DO THIS:
Transcribe all of the material exactly, except for its pictures.
◇ ◇ ◇ ◇
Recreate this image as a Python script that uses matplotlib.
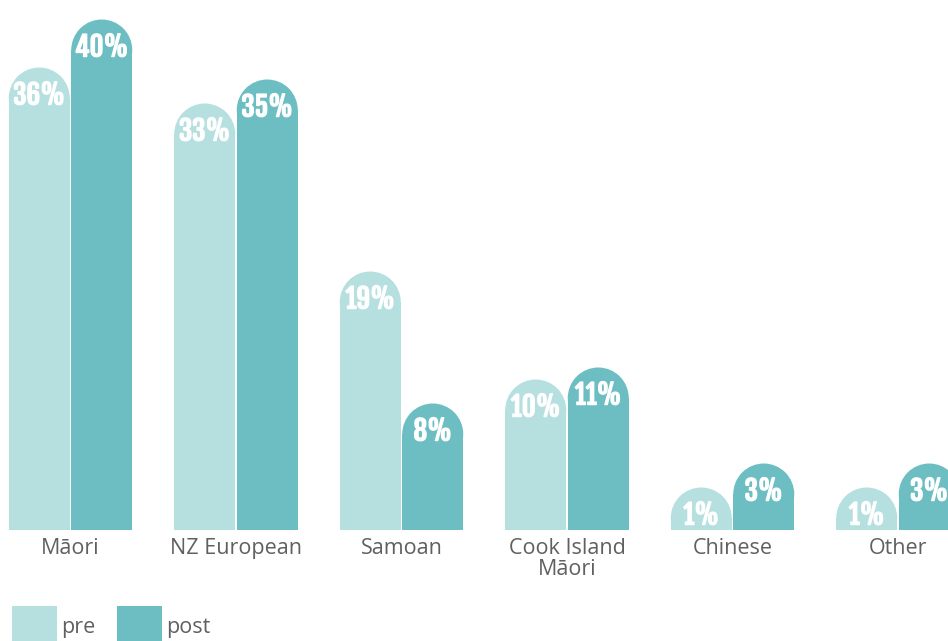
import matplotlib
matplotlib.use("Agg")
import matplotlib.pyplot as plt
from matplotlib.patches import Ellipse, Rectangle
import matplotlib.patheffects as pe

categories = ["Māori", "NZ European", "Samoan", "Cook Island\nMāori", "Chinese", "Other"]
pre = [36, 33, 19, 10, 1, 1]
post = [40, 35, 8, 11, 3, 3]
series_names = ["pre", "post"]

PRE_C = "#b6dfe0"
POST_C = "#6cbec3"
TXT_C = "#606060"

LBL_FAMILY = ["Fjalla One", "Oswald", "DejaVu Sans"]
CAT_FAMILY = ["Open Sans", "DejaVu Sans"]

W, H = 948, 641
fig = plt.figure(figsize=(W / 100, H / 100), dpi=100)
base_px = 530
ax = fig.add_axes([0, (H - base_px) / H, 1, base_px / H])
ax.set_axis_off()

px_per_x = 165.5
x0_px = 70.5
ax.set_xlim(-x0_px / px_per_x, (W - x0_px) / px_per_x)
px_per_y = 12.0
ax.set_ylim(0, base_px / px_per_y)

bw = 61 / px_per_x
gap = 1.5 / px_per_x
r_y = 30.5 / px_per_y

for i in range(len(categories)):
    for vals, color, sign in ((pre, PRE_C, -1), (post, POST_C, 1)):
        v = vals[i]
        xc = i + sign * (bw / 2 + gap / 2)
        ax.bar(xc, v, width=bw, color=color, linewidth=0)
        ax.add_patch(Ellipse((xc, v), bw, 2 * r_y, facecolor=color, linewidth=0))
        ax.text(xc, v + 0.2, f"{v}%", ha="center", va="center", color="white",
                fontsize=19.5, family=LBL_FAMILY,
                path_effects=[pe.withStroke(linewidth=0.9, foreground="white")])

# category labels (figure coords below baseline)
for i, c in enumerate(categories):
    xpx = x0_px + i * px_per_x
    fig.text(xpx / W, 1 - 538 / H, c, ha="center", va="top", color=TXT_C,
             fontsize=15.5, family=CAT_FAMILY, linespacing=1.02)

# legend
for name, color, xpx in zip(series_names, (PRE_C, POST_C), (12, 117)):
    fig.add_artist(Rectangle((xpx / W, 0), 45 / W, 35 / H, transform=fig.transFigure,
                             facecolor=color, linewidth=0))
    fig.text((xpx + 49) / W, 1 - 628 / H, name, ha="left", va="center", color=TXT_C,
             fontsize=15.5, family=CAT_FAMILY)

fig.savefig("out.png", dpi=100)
◇ ◇ ◇ ◇
COMPLETE OUTPUT:
Recreate this image as a Python script that uses matplotlib.
import matplotlib
matplotlib.use("Agg")
import matplotlib.pyplot as plt
from matplotlib.patches import Ellipse, Rectangle
import matplotlib.patheffects as pe

categories = ["Māori", "NZ European", "Samoan", "Cook Island\nMāori", "Chinese", "Other"]
pre = [36, 33, 19, 10, 1, 1]
post = [40, 35, 8, 11, 3, 3]
series_names = ["pre", "post"]

PRE_C = "#b6dfe0"
POST_C = "#6cbec3"
TXT_C = "#606060"

LBL_FAMILY = ["Fjalla One", "Oswald", "DejaVu Sans"]
CAT_FAMILY = ["Open Sans", "DejaVu Sans"]

W, H = 948, 641
fig = plt.figure(figsize=(W / 100, H / 100), dpi=100)
base_px = 530
ax = fig.add_axes([0, (H - base_px) / H, 1, base_px / H])
ax.set_axis_off()

px_per_x = 165.5
x0_px = 70.5
ax.set_xlim(-x0_px / px_per_x, (W - x0_px) / px_per_x)
px_per_y = 12.0
ax.set_ylim(0, base_px / px_per_y)

bw = 61 / px_per_x
gap = 1.5 / px_per_x
r_y = 30.5 / px_per_y

for i in range(len(categories)):
    for vals, color, sign in ((pre, PRE_C, -1), (post, POST_C, 1)):
        v = vals[i]
        xc = i + sign * (bw / 2 + gap / 2)
        ax.bar(xc, v, width=bw, color=color, linewidth=0)
        ax.add_patch(Ellipse((xc, v), bw, 2 * r_y, facecolor=color, linewidth=0))
        ax.text(xc, v + 0.2, f"{v}%", ha="center", va="center", color="white",
                fontsize=19.5, family=LBL_FAMILY,
                path_effects=[pe.withStroke(linewidth=0.9, foreground="white")])

# category labels (figure coords below baseline)
for i, c in enumerate(categories):
    xpx = x0_px + i * px_per_x
    fig.text(xpx / W, 1 - 538 / H, c, ha="center", va="top", color=TXT_C,
             fontsize=15.5, family=CAT_FAMILY, linespacing=1.02)

# legend
for name, color, xpx in zip(series_names, (PRE_C, POST_C), (12, 117)):
    fig.add_artist(Rectangle((xpx / W, 0), 45 / W, 35 / H, transform=fig.transFigure,
                             facecolor=color, linewidth=0))
    fig.text((xpx + 49) / W, 1 - 628 / H, name, ha="left", va="center", color=TXT_C,
             fontsize=15.5, family=CAT_FAMILY)

fig.savefig("out.png", dpi=100)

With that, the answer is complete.